Es wird immer wichtiger, Stille zu suchen und sich auf sie bewusst einzulassen. Weil sie uns Demut lehrt, und gleichzeitig das Gehirn in einen Ruhezustand versetzt. Hempton ist nicht nur Forscher, sondern auch Philosoph, der über die Stille Faszinierendes und Tiefgreifendes zu erzählen weiß. Zum Beispiel, dass es Momente gibt, in denen er selbst tief in die eigene Stille eintauchen und auf diese zurückgreifen muss, um belastende Lebensereignisse zu verarbeiten. Dann hört er in sich hinein, um sich nachzuspüren und Lösungen zu finden. Das ist etwas, das nur in Ruhe gelingt.

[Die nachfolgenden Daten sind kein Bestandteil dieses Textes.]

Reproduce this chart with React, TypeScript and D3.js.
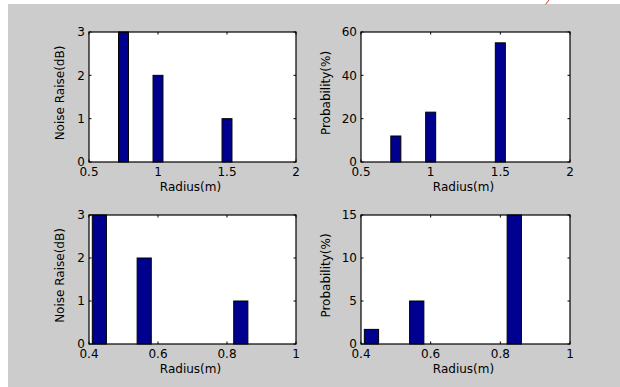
import React from "react";
import * as d3 from "d3";

// ---- data ----
const topRadius = [0.75, 1, 1.5];
const topNoise = [3, 2, 1];
const topProb = [12, 23, 55];
const bottomRadius = [0.43, 0.56, 0.84];
const bottomNoise = [3, 2, 1];
const bottomProb = [1.7, 5, 15];

const topXTicks = [0.5, 1, 1.5, 2];
const bottomXTicks = [0.4, 0.6, 0.8, 1];
const noiseTicks = [0, 1, 2, 3];
const topProbTicks = [0, 20, 40, 60];
const bottomProbTicks = [0, 5, 10, 15];

const xLabel = "Radius(m)";
const noiseLabel = "Noise Raise(dB)";
const probLabel = "Probability(%)";

const FONT = "'DejaVu Sans', Arial, sans-serif";
const BAR_FILL = "#00008F";

type PanelProps = {
  box: { x0: number; x1: number; y0: number; y1: number };
  xDomain: [number, number];
  yDomain: [number, number];
  xTicks: number[];
  yTicks: number[];
  xs: number[];
  ys: number[];
  barWidth: number; // in data units
  yLabel: string;
  yLabelX: number;
};

function Panel(p: PanelProps) {
  const { box } = p;
  const x = d3.scaleLinear().domain(p.xDomain).range([box.x0, box.x1]);
  const y = d3.scaleLinear().domain(p.yDomain).range([box.y1, box.y0]);
  const tl = 2.5;
  const fmt = (v: number) => String(v);
  const cx = (box.x0 + box.x1) / 2;
  const cy = (box.y0 + box.y1) / 2;
  return (
    <g>
      <rect x={box.x0} y={box.y0} width={box.x1 - box.x0} height={box.y1 - box.y0} fill="#fff" />
      {p.xs.map((v, i) => {
        const xa = x(v - p.barWidth / 2);
        const xb = x(v + p.barWidth / 2);
        return (
          <rect
            key={i}
            x={xa}
            y={y(p.ys[i])}
            width={xb - xa}
            height={y(0) - y(p.ys[i])}
            fill={BAR_FILL}
            stroke="#000"
            strokeWidth={1}
          />
        );
      })}
      <rect
        x={box.x0}
        y={box.y0}
        width={box.x1 - box.x0}
        height={box.y1 - box.y0}
        fill="none"
        stroke="#000"
        strokeWidth={1.2}
      />
      {p.xTicks.map((t) => (
        <g key={"xt" + t}>
          <line x1={x(t)} x2={x(t)} y1={box.y1} y2={box.y1 - tl} stroke="#000" />
          <line x1={x(t)} x2={x(t)} y1={box.y0} y2={box.y0 + tl} stroke="#000" />
          <text x={x(t)} y={box.y1 + 14} textAnchor="middle" fontSize={12} fontFamily={FONT} fill="#000">
            {fmt(t)}
          </text>
        </g>
      ))}
      {p.yTicks.map((t) => (
        <g key={"yt" + t}>
          <line x1={box.x0} x2={box.x0 + tl} y1={y(t)} y2={y(t)} stroke="#000" />
          <line x1={box.x1} x2={box.x1 - tl} y1={y(t)} y2={y(t)} stroke="#000" />
          <text
            x={box.x0 - 4}
            y={y(t)}
            dy="0.35em"
            textAnchor="end"
            fontSize={12}
            fontFamily={FONT}
            fill="#000"
          >
            {fmt(t)}
          </text>
        </g>
      ))}
      <text x={cx - 2} y={box.y1 + 29} textAnchor="middle" fontSize={12} fontFamily={FONT} fill="#000">
        {xLabel}
      </text>
      <text
        transform={`translate(${p.yLabelX},${cy - 4}) rotate(-90)`}
        dy="0.35em"
        textAnchor="middle"
        fontSize={12}
        fontFamily={FONT}
        fill="#000"
      >
        {p.yLabel}
      </text>
    </g>
  );
}

export default function App() {
  const tl = { x0: 89, x1: 296, y0: 32, y1: 162 };
  const tr = { x0: 361, x1: 570, y0: 32, y1: 162 };
  const bl = { x0: 89, x1: 296, y0: 215, y1: 344 };
  const br = { x0: 361, x1: 570, y0: 215, y1: 344 };
  return (
    <svg
      width={620}
      height={387}
      style={{ position: "absolute", left: 0, top: 0 }}
      xmlns="http://www.w3.org/2000/svg"
    >
      <rect x={0} y={0} width={620} height={387} fill="#fff" />
      <rect x={8} y={4} width={612} height={383} fill="#CCCCCC" />
      <line x1={549} y1={0} x2={545.5} y2={4.5} stroke="#e03030" strokeWidth={1} />
      <Panel
        box={tl}
        xDomain={[0.5, 2]}
        yDomain={[0, 3]}
        xTicks={topXTicks}
        yTicks={noiseTicks}
        xs={topRadius}
        ys={topNoise}
        barWidth={0.072}
        yLabel={noiseLabel}
        yLabelX={60}
      />
      <Panel
        box={tr}
        xDomain={[0.5, 2]}
        yDomain={[0, 60]}
        xTicks={topXTicks}
        yTicks={topProbTicks}
        xs={topRadius}
        ys={topProb}
        barWidth={0.072}
        yLabel={probLabel}
        yLabelX={326}
      />
      <Panel
        box={bl}
        xDomain={[0.4, 1]}
        yDomain={[0, 3]}
        xTicks={bottomXTicks}
        yTicks={noiseTicks}
        xs={bottomRadius}
        ys={bottomNoise}
        barWidth={0.041}
        yLabel={noiseLabel}
        yLabelX={60}
      />
      <Panel
        box={br}
        xDomain={[0.4, 1]}
        yDomain={[0, 15]}
        xTicks={bottomXTicks}
        yTicks={bottomProbTicks}
        xs={bottomRadius}
        ys={bottomProb}
        barWidth={0.041}
        yLabel={probLabel}
        yLabelX={326}
      />
    </svg>
  );
}
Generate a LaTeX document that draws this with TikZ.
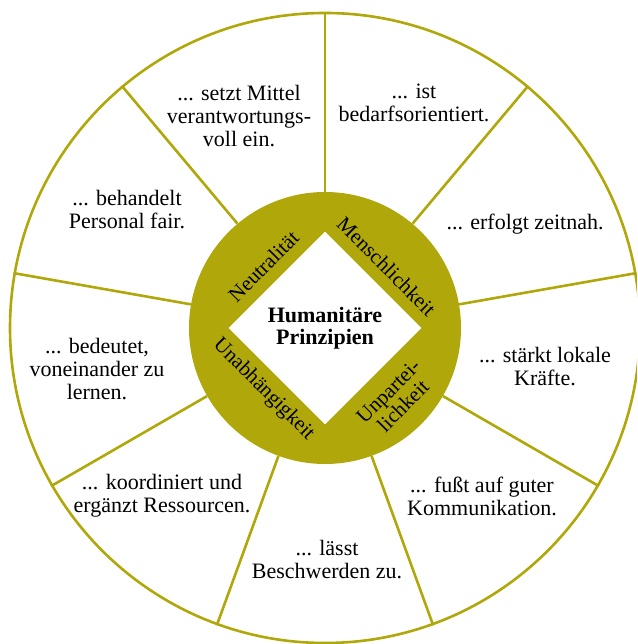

Hör-UniversumAuf Hemptons Homepage (soundtracker.com) kann jeder seinem Hör-Universum lauschen – vom Donnern ozeanischer Wellen über die Klangatmosphäre des Regenwalds bis hin zu Geräuschen einer Dämmerung in der Prärie. Sein liebstes „Klang-Revier“ ist der Hoh-Regenwald im Olympic Nationalpark, im Westen des Bundesstaates Washington. Einer der stillsten Orte der USA, an dem er sich der Welt ganz nah und dabei lebendig fühlt. Im Jahr 2005 rief er dort eine Schutzzone der Ruhe aus, den „Quadratzoll der Stille“. Eine Stelle im Moos, von der aus im Umkreis von 30 Kilometern nur pure Natur zu hören ist – das Quaken der Frösche, das Summen der Insekten. Mittlerweile hat er weitere Orte gefunden, die er auf diese Weise zertifizieren lassen möchte. Das wird immer schwieriger, bedauert er: „Schließen Sie die Augen, und lauschen Sie für wenige Sekunden der Umgebung, in der Sie leben. Sie werden das Fehlen echter Stille wahrnehmen, stattdessen den Lärm von Eiskasten, Klimaanlagen, Flugzeugen und vielen anderen Dingen als Teil unseres Alltags hören. Diese verhindern, dass wir die natürlichen Geräusche unserer Umgebung wahrnehmen können. Doch es ist unser Geburtsrecht, still und ungestört, hören zu dürfen, was uns an Natur umgibt“, sagt Hempton. Weil der Mensch nur so eine Verbindung zu seiner evolutionären Vergangenheit aufbauen kann – und damit zu sich selbst.